A central task facing investors who believe in market efficiency is that of portfolio optimization. As it is far from obvious how to best estimate the ex-ante expected returns and covariances, it is quite plausible that investors would hold different beliefs regarding these parameters, and that the degree of disagreement about the parameters may change over time. Levy, Levy and Benita (2006) have shown that in the portfolio context disagreement regarding the expected returns does not affect asset prices. In this paper we study the pricing effects of disagreement regarding return variances. We show that disagreement about variances has systematic and significant pricing effects.
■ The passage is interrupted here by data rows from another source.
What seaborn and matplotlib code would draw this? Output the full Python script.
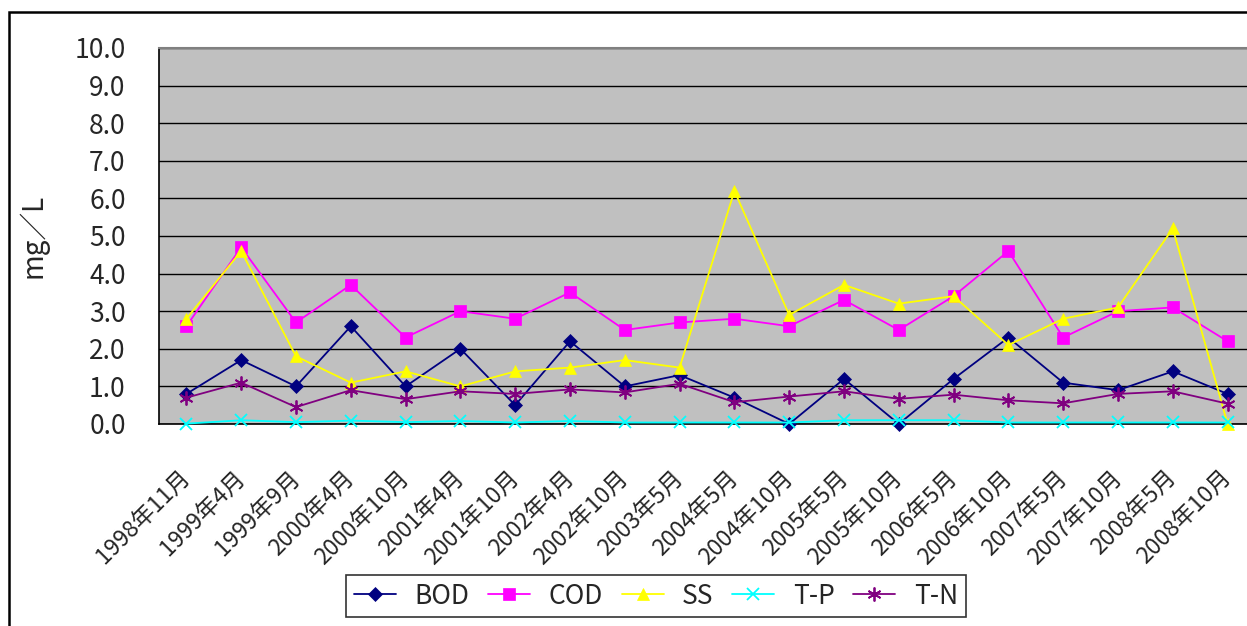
import numpy as np
import pandas as pd
import matplotlib
matplotlib.use("Agg")
import matplotlib.pyplot as plt
import matplotlib.transforms as mtransforms
import seaborn as sns
from matplotlib.patches import Rectangle

categories = ["1998年11月", "1999年4月", "1999年9月", "2000年4月", "2000年10月",
              "2001年4月", "2001年10月", "2002年4月", "2002年10月", "2003年5月",
              "2004年5月", "2004年10月", "2005年5月", "2005年10月", "2006年5月",
              "2006年10月", "2007年5月", "2007年10月", "2008年5月", "2008年10月"]

bod = [0.8, 1.7, 1.0, 2.6, 1.0, 2.0, 0.5, 2.2, 1.0, 1.3,
       0.7, 0.0, 1.2, 0.0, 1.2, 2.3, 1.1, 0.9, 1.4, 0.8]
cod = [2.6, 4.7, 2.7, 3.7, 2.3, 3.0, 2.8, 3.5, 2.5, 2.7,
       2.8, 2.6, 3.3, 2.5, 3.4, 4.6, 2.3, 3.0, 3.1, 2.2]
ss = [2.8, 4.6, 1.8, 1.1, 1.4, 1.0, 1.4, 1.5, 1.7, 1.5,
      6.2, 2.9, 3.7, 3.2, 3.4, 2.1, 2.8, 3.1, 5.2, 0.0]
tp = [0.01, 0.1, 0.05, 0.09, 0.05, 0.08, 0.04, 0.08, 0.04, 0.04,
      0.04, 0.04, 0.1, 0.1, 0.1, 0.04, 0.04, 0.04, 0.04, 0.04]
tn = [0.7, 1.1, 0.45, 0.9, 0.66, 0.87, 0.8, 0.92, 0.84, 1.07,
      0.58, 0.73, 0.87, 0.67, 0.78, 0.63, 0.55, 0.8, 0.87, 0.54]

series_names = ["BOD", "COD", "SS", "T-P", "T-N"]
series_values = [bod, cod, ss, tp, tn]
colors = ["#000080", "#FF00FF", "#FFFF00", "#00FFFF", "#800080"]
markers = ["D", "s", "^", "x", (6, 2, 0)]
msizes = [7, 9, 9, 9, 10]

sns.set_theme(style="white")
plt.rcParams['font.family'] = ['Noto Sans CJK JP', 'DejaVu Sans']

W, H = 1247, 626
fig = plt.figure(figsize=(W / 100, H / 100), dpi=100)
ax = fig.add_axes([159 / W, 1 - 424 / H, (1255 - 159) / W, (424 - 48) / H])
ax.set_facecolor("#C0C0C0")

x = np.arange(len(categories))
for name, vals, c, m, ms in zip(series_names, series_values, colors, markers, msizes):
    df = pd.DataFrame({"x": x, "y": vals})
    sns.lineplot(data=df, x="x", y="y", ax=ax, color=c, marker=m, markersize=ms,
                 markeredgecolor=c, markerfacecolor=c,
                 markeredgewidth=1.3 if m in ("x", (6, 2, 0)) else 0.5,
                 linewidth=1.3, label=name, clip_on=False, zorder=3)

ax.set_xlim(-0.5, len(categories) - 0.5)
ax.set_ylim(0, 10)
ax.set_yticks(np.arange(0, 11, 1))
ax.set_yticklabels([f"{v:.1f}" for v in np.arange(0, 11, 1)])
ax.grid(axis="y", color="#000000", linewidth=1.0, zorder=1)
ax.grid(axis="x", visible=False)
ax.set_axisbelow(True)

ax.set_xticks(x)
ax.set_xticklabels(categories, rotation=45, ha="right", va="center",
                   rotation_mode="anchor", fontsize=16.5)
offset = mtransforms.ScaledTranslation(-7 / 100, 3 / 100, fig.dpi_scale_trans)
for lbl in ax.get_xticklabels():
    lbl.set_transform(lbl.get_transform() + offset)
ax.set_xticks(np.arange(-0.5, len(categories), 1), minor=True)
ax.tick_params(axis="x", which="major", length=0, pad=36)
ax.tick_params(axis="x", which="minor", direction="in", length=6, width=1, color="black")
ax.tick_params(axis="y", which="major", direction="in", length=7, width=1,
               color="#404040", labelsize=19, pad=24)

for s in ["left", "bottom"]:
    ax.spines[s].set_color("black")
    ax.spines[s].set_linewidth(1.2)
ax.spines["top"].set_color("#808080")
ax.spines["top"].set_linewidth(1.5)
ax.spines["right"].set_visible(False)

ax.set_xlabel("")
ax.set_ylabel("mg／L", fontsize=20)
ax.yaxis.set_label_coords(-(159 - 48) / (1255 - 159), 0.5)

leg = ax.legend(loc="center", bbox_to_anchor=(656 / W, 1 - 596 / H),
                bbox_transform=fig.transFigure, ncol=5, frameon=True,
                fontsize=19, handlelength=1.6, columnspacing=0.7,
                handletextpad=0.7, borderpad=0.3, fancybox=False)
leg.get_frame().set_edgecolor("black")
leg.get_frame().set_linewidth(1.2)

fig.patches.append(Rectangle((9 / W, -0.1), 1.2, 1 - 12 / H + 0.1,
                             transform=fig.transFigure, fill=False,
                             edgecolor="black", linewidth=1.8))

fig.savefig("out.png", dpi=100)
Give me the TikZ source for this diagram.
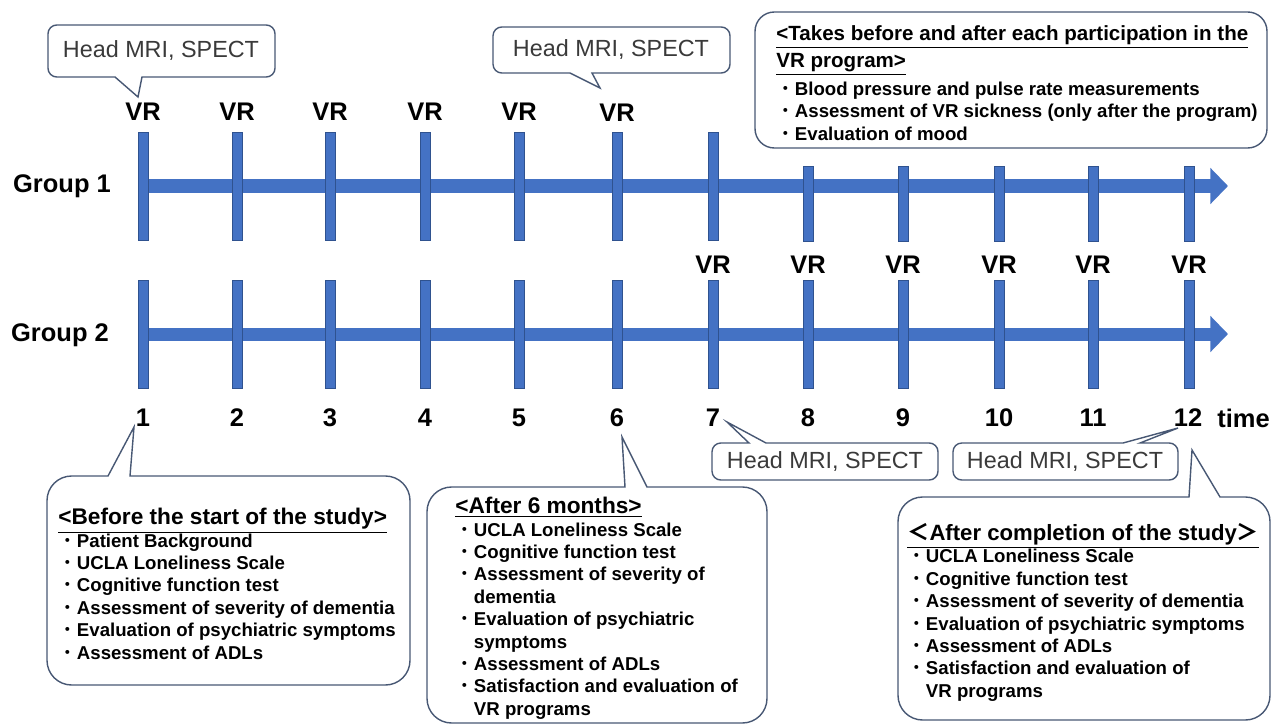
\documentclass[tikz,border=0pt]{standalone}
\usepackage{fontspec}
\setmainfont{Liberation Sans}
\newfontfamily\jpfont{Noto Sans CJK JP}
\usepackage{tikz}
\usetikzlibrary{arrows.meta}

\definecolor{barblue}{RGB}{68,114,196}
\definecolor{tickedge}{RGB}{47,82,143}
\definecolor{boxline}{RGB}{72,88,116}
\definecolor{mrigray}{RGB}{58,58,58}

\newcommand{\bul}{{\jpfont\mdseries ・}}
\newcommand{\ind}{\phantom{\bul}}
\newcommand{\head}[2][12.9]{{\fontsize{#1}{12.75}\selectfont\underline{#2}}}

\tikzset{
  vtick/.style={draw=tickedge, line width=0.4pt, fill=barblue, minimum width=0.2cm, minimum height=2.16cm, inner sep=0pt},
  vtickshort/.style={vtick, minimum height=1.5cm},
  timeaxis/.style={barblue, line width=7.4pt, -{Triangle[width=20pt,length=10pt]}},
  bigtxt/.style={font=\bfseries\fontsize{14.5}{17}\selectfont, inner sep=0pt},
  mritxt/.style={font=\fontsize{13.3}{15}\selectfont, text=mrigray, inner sep=0pt},
  bubble/.style={draw=boxline, line width=0.8pt, fill=white},
  itemlist/.style={font=\bfseries\fontsize{10.6}{12.75}\selectfont, align=left, anchor=north west, inner sep=0pt},
}

\begin{document}
\begin{tikzpicture}[x=0.02cm, y=-0.02cm]
\useasboundingbox (0,0) rectangle (1273,726);
% time axes
    \coordinate (g1start) at (143,186);
    \coordinate (g1end) at (1228,186);
    \coordinate (g2start) at (143,334);
    \coordinate (g2end) at (1228,334);
    \draw[timeaxis] (g1start) -- (g1end);
    \draw[timeaxis] (g2start) -- (g2end);
% group 1 ticks
    \node[vtick] (a1) at (143,186) {};
    \node[vtick] (a2) at (237,186) {};
    \node[vtick] (a3) at (330,186) {};
    \node[vtick] (a4) at (425,186) {};
    \node[vtick] (a5) at (519,186) {};
    \node[vtick] (a6) at (617,186) {};
    \node[vtick] (a7) at (713,186) {};
    \node[vtickshort] (a8) at (808,203.5) {};
    \node[vtickshort] (a9) at (903,203.5) {};
    \node[vtickshort] (a10) at (999,203.5) {};
    \node[vtickshort] (a11) at (1093,203.5) {};
    \node[vtickshort] (a12) at (1189,203.5) {};
% group 2 ticks
    \node[vtick] (b1) at (143,334) {};
    \node[vtick] (b2) at (237,334) {};
    \node[vtick] (b3) at (330,334) {};
    \node[vtick] (b4) at (425,334) {};
    \node[vtick] (b5) at (519,334) {};
    \node[vtick] (b6) at (617,334) {};
    \node[vtick] (b7) at (713,334) {};
    \node[vtick] (b8) at (808,334) {};
    \node[vtick] (b9) at (903,334) {};
    \node[vtick] (b10) at (999,334) {};
    \node[vtick] (b11) at (1093,334) {};
    \node[vtick] (b12) at (1189,334) {};
% group names
    \node[bigtxt, anchor=base] (grp1) at (62,193) {Group 1};
    \node[bigtxt, anchor=base] (grp2) at (60,341) {Group 2};
% VR sessions
    \node[bigtxt] (vra1) at (143,112) {VR};
    \node[bigtxt] (vra2) at (237,112) {VR};
    \node[bigtxt] (vra3) at (330,112) {VR};
    \node[bigtxt] (vra4) at (425,112) {VR};
    \node[bigtxt] (vra5) at (519,112) {VR};
    \node[bigtxt] (vra6) at (617,113) {VR};
    \node[bigtxt] (vrb7) at (713,265) {VR};
    \node[bigtxt] (vrb8) at (808,265) {VR};
    \node[bigtxt] (vrb9) at (903,265) {VR};
    \node[bigtxt] (vrb10) at (999,265) {VR};
    \node[bigtxt] (vrb11) at (1093,265) {VR};
    \node[bigtxt] (vrb12) at (1189,265) {VR};
% time steps
    \node[bigtxt] (n1) at (143,418) {1};
    \node[bigtxt] (n2) at (237,418) {2};
    \node[bigtxt] (n3) at (330,418) {3};
    \node[bigtxt] (n4) at (425,418) {4};
    \node[bigtxt] (n5) at (519,418) {5};
    \node[bigtxt] (n6) at (617,418) {6};
    \node[bigtxt] (n7) at (713,418) {7};
    \node[bigtxt] (n8) at (808,418) {8};
    \node[bigtxt] (n9) at (903,418) {9};
    \node[bigtxt] (n10) at (999,418) {10};
    \node[bigtxt] (n11) at (1093,418) {11};
    \node[bigtxt] (n12) at (1188,418) {12};
    \node[bigtxt, anchor=west] (time) at (1217,418) {time};
% callout tips
    \coordinate (tipA) at (138,97);
    \coordinate (tipB) at (600,88);
    \coordinate (tipC) at (727,422);
    \coordinate (tipD) at (1178,428);
    \coordinate (tipF) at (134,427);
    \coordinate (tipG) at (622,437);
    \coordinate (tipH) at (1192,450);
% head MRI callouts
    \draw[bubble, rounded corners=5pt] (161,25) -- (275,25) -- (275,77) [sharp corners] -- (142,77)
        -- (tipA) -- (115,77) [rounded corners=5pt] -- (48,77) -- (48,25) -- cycle;
    \draw[bubble, rounded corners=5pt] (611,27) -- (730,27) -- (730,73) [sharp corners] -- (592,73)
        -- (tipB) -- (570,73) [rounded corners=5pt] -- (493,73) -- (493,27) -- cycle;
    \draw[bubble, rounded corners=5pt] (825,480) -- (712,480) -- (712,443) [sharp corners] -- (749,443)
        -- (tipC) -- (766,443) [rounded corners=5pt] -- (938,443) -- (938,480) -- cycle;
    \draw[bubble, rounded corners=5pt] (1065,480) -- (953,480) -- (953,443) [sharp corners] -- (1123,443)
        -- (tipD) -- (1140,443) [rounded corners=5pt] -- (1178,443) -- (1178,480) -- cycle;
    \node[mritxt] (mriA) at (161,51) {Head MRI, SPECT};
    \node[mritxt] (mriB) at (611,50) {Head MRI, SPECT};
    \node[mritxt] (mriC) at (825,462) {Head MRI, SPECT};
    \node[mritxt] (mriD) at (1065,462) {Head MRI, SPECT};
% every VR session
    \draw[bubble, rounded corners=11pt] (755,12) rectangle (1267,148);
    \node[itemlist] (session) at (776,25) {\head[11.7]{<Takes before and after each participation in the}\\[3pt]
        \head[11.7]{VR program>}\\[3pt]
        \bul Blood pressure and pulse rate measurements\\
        \bul Assessment of VR sickness (only after the program)\\
        \bul Evaluation of mood};
% assessment boxes
    \draw[bubble, rounded corners=14pt] (228,685) -- (47,685) -- (47,476) [sharp corners] -- (108,476)
        -- (tipF) -- (130,476) [rounded corners=14pt] -- (410,476) -- (410,685) -- cycle;
    \draw[bubble, rounded corners=14pt] (597,723) -- (427,723) -- (427,487) [sharp corners] -- (625,487)
        -- (tipG) -- (647,487) [rounded corners=14pt] -- (767,487) -- (767,723) -- cycle;
    \draw[bubble, rounded corners=14pt] (1084,720) -- (898,720) -- (898,497) [sharp corners] -- (1189,497)
        -- (tipH) -- (1220,497) [rounded corners=14pt] -- (1270,497) -- (1270,720) -- cycle;
    \node[itemlist] (before) at (58,508) {\head{<Before the start of the study>}\\
        \bul Patient Background\\
        \bul UCLA Loneliness Scale\\
        \bul Cognitive function test\\
        \bul Assessment of severity of dementia\\
        \bul Evaluation of psychiatric symptoms\\
        \bul Assessment of ADLs};
    \node[itemlist] (sixmonths) at (455,497) {\head{<After 6 months>}\\
        \bul UCLA Loneliness Scale\\
        \bul Cognitive function test\\
        \bul Assessment of severity of\\
        \ind dementia\\
        \bul Evaluation of psychiatric\\
        \ind symptoms\\
        \bul Assessment of ADLs\\
        \bul Satisfaction and evaluation of\\
        \ind VR programs};
    \node[itemlist] (completion) at (907,523) {\head[12.6]{{\jpfont ＜}After completion of the study{\jpfont ＞}}\\
        \bul UCLA Loneliness Scale\\
        \bul Cognitive function test\\
        \bul Assessment of severity of dementia\\
        \bul Evaluation of psychiatric symptoms\\
        \bul Assessment of ADLs\\
        \bul Satisfaction and evaluation of\\
        \ind VR programs};
\end{tikzpicture}
\end{document}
Even if the average belief about the variance is constant, tiny fluctuations in the disagreement about the variance lead to substantial price fluctuations. This result may offer an explanation for the excess volatility puzzle: small changes in the degree of disagreement are very likely to occur, and they induce relatively large price changes. Yet, the changes in disagreement may be hard to directly detect empirically, leading to apparent “excess volatility”. 

 


 

 

 

Portfolio Optimization and the Distribution of Firm Size (with Moshe Levy), September 2007

 

In the context of portfolio optimization, a firm’s market capitalization reflects the optimal portfolio weight of the firm, and is determined by the return parameters. The empirical distribution of firms’ market capitalizations is in excellent agreement with the lognormal distribution. This distribution is very skewed: the largest firms are about 1000 times larger than the median firm. The empirical distribution of average returns is not nearly as skewed: the maximal average return is only about 6 times larger than the median average return. Can the empirical firm size distribution be consistent with mean-variance portfolio optimization with realistic return parameters? We show that the expected returns implied by the empirical firm size distribution and portfolio optimization are actually in very good agreement with the empirical average returns. Moreover, the portfolio optimization framework can provide a constructive explanation for the exact lognormal functional form empirically observed. Thus, portfolio optimization is not only consistent with the empirical lognormal size distribution, it can actually explain it.

 


 

 

 

Yes, You Can Assume Normality (with Haim Levy), January 2007

 

Most theoretical economic models under uncertainty assume that asset returns follow a specific parametric distribution (e.g.: Normal). This study develops a methodology to examine the economic loss, in terms of expected utility, induced by approximating the historical distribution of asset returns with various parametric distributions. We compare the performance of different parametric approximations relative to the empirical distribution, using a power utility function. Our results reveal that while the statistical goodness-of-fit tests strongly reject the Normal distribution, assuming Normality induces a negligible economic loss. Thus, practically one can employ the Mean-Variance rule even without Normality. We also conduct a horse race between various parametric distributions for various risk aversion levels. We find that the Skew Normal and the Multivariate Skew t distributions induce the smallest economic loss.

 


 

 

 

Publications

 


 

 

 

 

 

   

 

Asset Return Distributions and the Investment Horizon (with Haim Levy), Spring 2004

                Journal of Portfolio Management, 47-61.

 

The optimal investment decision rule and asset equilibrium prices depend on the assumed distribution of rates of return. And empirical distributions vary with the assumed time interval (investment horizon). We test the goodness of fit of 11 theoretical distributions including the normal distribution, fat-tailed distributions, and skewed distributions for investment horizons ranging from one day to four years. The normal distribution performs poorly, and never provides the best fit for any time interval. In the 330 goodness of fit tests reported, at least one distribution of the 11 always fits the data better than the normal distribution. As the logistic distribution fits the data best for investment horizons of up to one year, analysis focuses on this distribution and its implications for equilibrium asset prices.